Young people strip searched unlawfully at Splendour in the Grass are urged to join a landmark class action against NSW Police

Avani Dias reports for Triple J Hack

Lawyers launching the class action investigation believe there were hundreds of people who were unlawfully strip searched at the festival from 2016 onwards.

The class action follows a 2020 investigation by Slater and Gordon and Redfern Legal Centre into NSW Police strip searches over the last six years, but the action is now focusing solely on Splendour in the Grass.

Despite several inquiries over 15 years and recommendations from the police watchdog and the state's Coroner to clarify the laws around strip searches, the legislation in NSW hasn't changed.

In the last 15 years, strip searches in NSW have increased from 100 to 5,000 a year.

"We know strip searches are harmful and degrading experiences and we know that in the vast majority of cases, they find absolutely nothing. So we believe that there's no justification for this enormous increase in strip searches in New South Wales," RLC principal solicitor Alexis Goodstone told Triple J Hack.

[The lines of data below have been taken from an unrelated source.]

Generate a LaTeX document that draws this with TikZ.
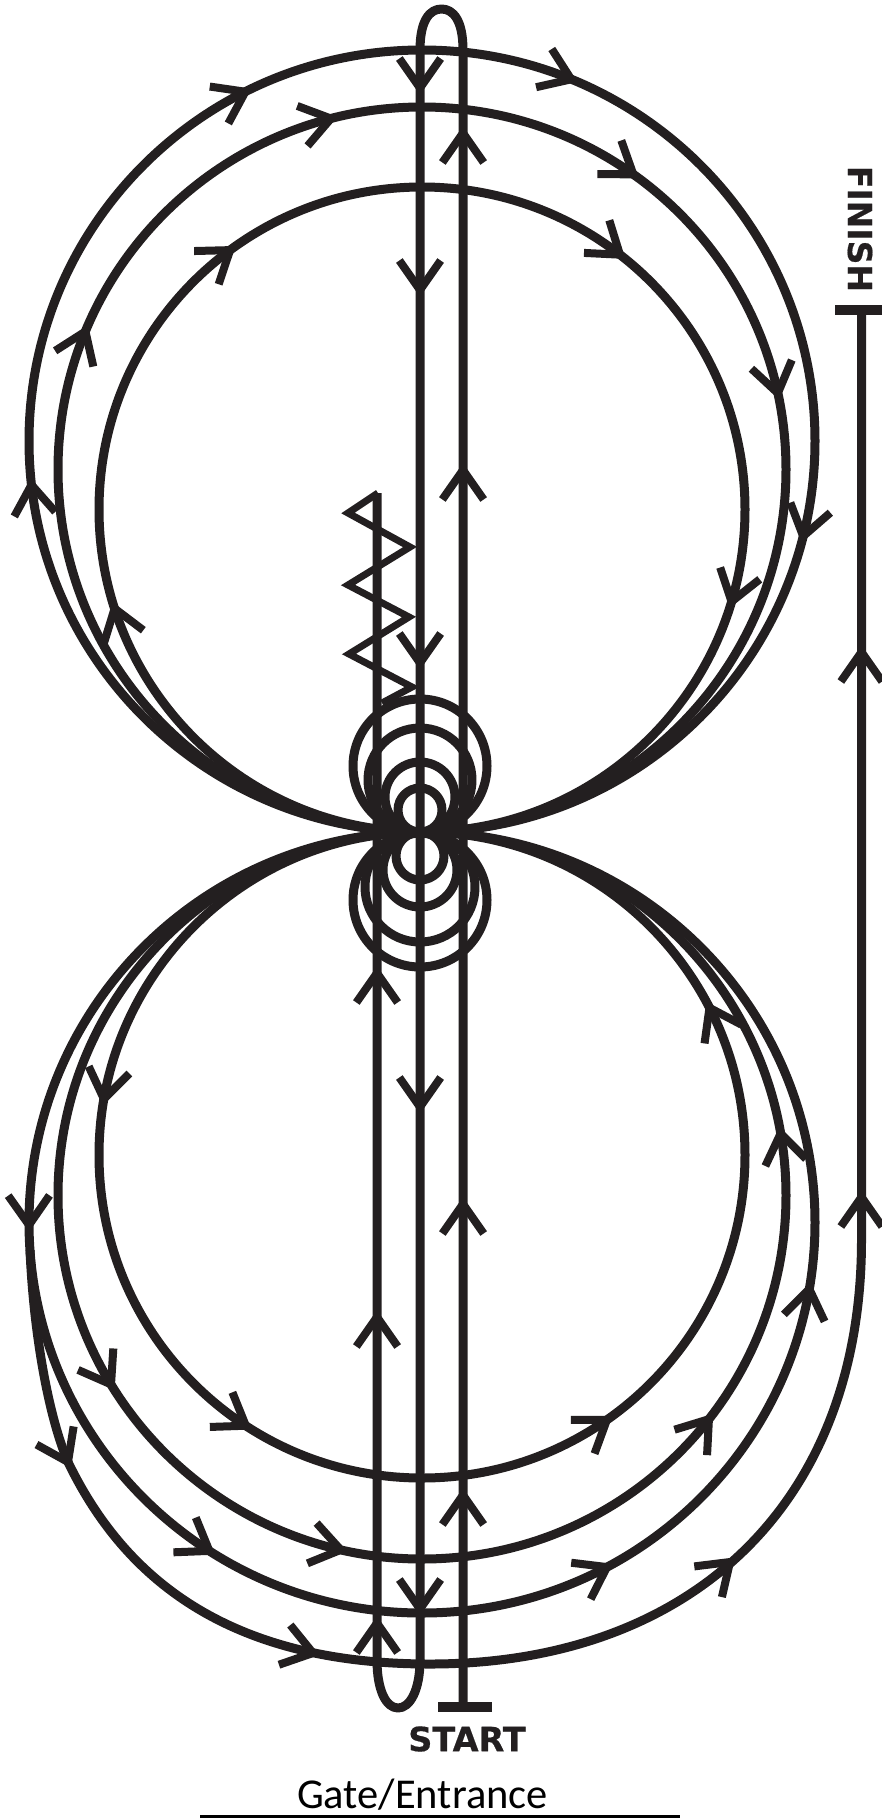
\documentclass[tikz,border=0pt]{standalone}
\usepackage{fontspec}
\newfontfamily\heavyfont[FakeBold=0.5]{DejaVu Sans Bold}
\newfontfamily\gatefont{Carlito}
\definecolor{ink}{HTML}{231F20}
\newcommand{\chev}[3]{%
  \draw[chevline] ({#1+36*cos(#3+145)},{#2+36*sin(#3+145)}) -- (#1,#2) -- ({#1+36*cos(#3-145)},{#2+36*sin(#3-145)});}
% \onring{cy}{rx}{ry}{tipx}{tipy}{turn}: chevron on the ellipse, turn=+90 clockwise on screen, -90 counter
\newcommand{\onring}[6]{%
  \pgfmathsetmacro{\tval}{atan2((#5-#1)/#3,(#4-422)/#2)}%
  \pgfmathsetmacro{\tipx}{422+#2*cos(\tval)}%
  \pgfmathsetmacro{\tipy}{#1+#3*sin(\tval)}%
  \pgfmathsetmacro{\tdir}{\tval+#6}%
  \chev{\tipx}{\tipy}{\tdir}}
\tikzset{
  trackline/.style={draw=ink,line width=9pt,line cap=butt,line join=round},
  chevline/.style={draw=ink,line width=8pt,line cap=butt,line join=miter},
  zigline/.style={draw=ink,line width=7pt,line join=miter,miter limit=10},
  barline/.style={draw=ink,line width=10pt},
}
\begin{document}
\begin{tikzpicture}[x=1pt,y=-1pt]
\useasboundingbox (0,0) rectangle (882,1818);
% upper rings
\draw[trackline] (422,441) ellipse [x radius=393,y radius=391];
\draw[trackline] (422,469.5) ellipse [x radius=364,y radius=362.5];
\draw[trackline] (422,509.5) ellipse [x radius=323,y radius=322.5];
% lower rings
\draw[trackline] (422,1155) ellipse [x radius=323,y radius=323];
\draw[trackline] (422,1195.5) ellipse [x radius=364,y radius=363.5];
\draw[trackline] (422,1222.5) ellipse [x radius=393,y radius=390.5];
% small circles
\draw[trackline] (420,766) circle [radius=67];
\draw[trackline] (420,780) circle [radius=52];
\draw[trackline] (420,797) circle [radius=35];
\draw[trackline] (420,810) circle [radius=22];
\draw[trackline] (420,900) circle [radius=67];
\draw[trackline] (420,887) circle [radius=55];
\draw[trackline] (420,870) circle [radius=37];
\draw[trackline] (420,856) circle [radius=24];
% three verticals with the two turns
\draw[trackline] (463,1707) -- (463,50) .. controls (463,20) and (453,9) .. (441.5,9)
  .. controls (430,9) and (420,20) .. (420,50) -- (420,1660)
  .. controls (420,1690) and (410,1708) .. (398,1708)
  .. controls (386,1708) and (377,1690) .. (377,1660) -- (377,493);
% zigzag
\draw[zigline] (378,493) -- (348,513) -- (410,547) -- (348,585) -- (409,617) -- (349,654) -- (412,687) -- (382,703);
\draw[barline] (438,1707) -- (492,1707);
% last loop to the finish
\draw[trackline] (30,1250) .. controls (34,1340) and (50,1420) .. (68,1462)
  .. controls (125,1580) and (230,1664) .. (430,1664)
  .. controls (690,1664) and (861.5,1505) .. (861.5,1240) -- (861.5,310);
\draw[barline] (835,310) -- (882,310);
% chevrons on upper rings
\foreach \tx/\ty in {245/91,573/75,806/537,30/485}{\onring{441}{393}{391}{\tx}{\ty}{90}}
\foreach \tx/\ty in {330/115,635/172,774/394,82/330}{\onring{469.5}{364}{362.5}{\tx}{\ty}{90}}
\foreach \tx/\ty in {230/250,622/252,736/603,113/609}{\onring{509.5}{323}{322.5}{\tx}{\ty}{90}}
% chevrons on lower rings
\foreach \tx/\ty in {709/1008,104/1099,245/1427,607/1420}{\onring{1155}{323}{323}{\tx}{\ty}{-90}}
\foreach \tx/\ty in {783/1133,110/1385,340/1553,710/1420}{\onring{1195.5}{364}{363.5}{\tx}{\ty}{-90}}
\foreach \tx/\ty in {30/1225,208/1553,608/1569,810/1289}{\onring{1222.5}{393}{390.5}{\tx}{\ty}{-90}}
% chevrons on the last loop
\chev{68}{1462}{64}
\chev{313}{1653}{16}
\chev{730}{1562}{-42}
% chevrons on verticals
\foreach \ty in {88,290,663,1107,1609}{\chev{420}{\ty}{90}}
\foreach \ty in {133,470,1204,1495}{\chev{463}{\ty}{-90}}
\foreach \ty in {973,1317,1623}{\chev{377}{\ty}{-90}}
\foreach \ty in {652,1197}{\chev{861.5}{\ty}{-90}}
% labels
\node[text=ink,inner sep=0pt] (startlabel) at (467,1739) {\heavyfont\fontsize{33.5}{33.5}\selectfont START};
\node[text=ink,inner sep=0pt,rotate=-90] (finishlabel) at (860,229) {\heavyfont\fontsize{33}{33}\selectfont FINISH};
\node[text=black,inner sep=0pt,anchor=base] (gatelabel) at (422.5,1808) {\gatefont\fontsize{42.5}{42.5}\selectfont Gate/Entrance};
\draw[black,line width=3pt] (200,1816.5) -- (680,1816.5);
\end{tikzpicture}
\end{document}
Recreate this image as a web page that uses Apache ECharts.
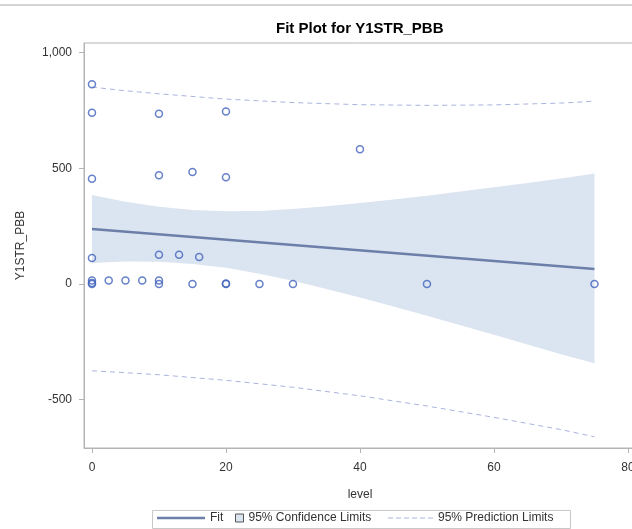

Lawyers for the class action said children under the age of 18 were strip searched at Splendour and some incidents at the festival involved officers asking people to strip naked and "squat and cough".

In 2019, the Law Enforcement Conduct Commission heard a 16-year-old girl was asked to remove her panty liner while being strip searched at Splendour in the Grass. And at a 2019 music festival, a teenage boy said he was asked by police to "lift your balls up and show me your gooch" while being strip searched.

"Strip searches are highly invasive procedures and the law prescribes a very strict test for when they are lawful. The circumstances have to be very serious and urgent in order for a strip search to be justified," Goodstone said.

"We know from the Law Enforcement Conduct Commission, that strip searches in the context of music festivals, for reasonable suspicion of drug possession alone, are not likely to be lawful and yet we know that at Splendour that was the basis for most of the searches that were going on. "So the test has a very high threshold...and we believe that in a large number of cases, police are not meeting the threshold test."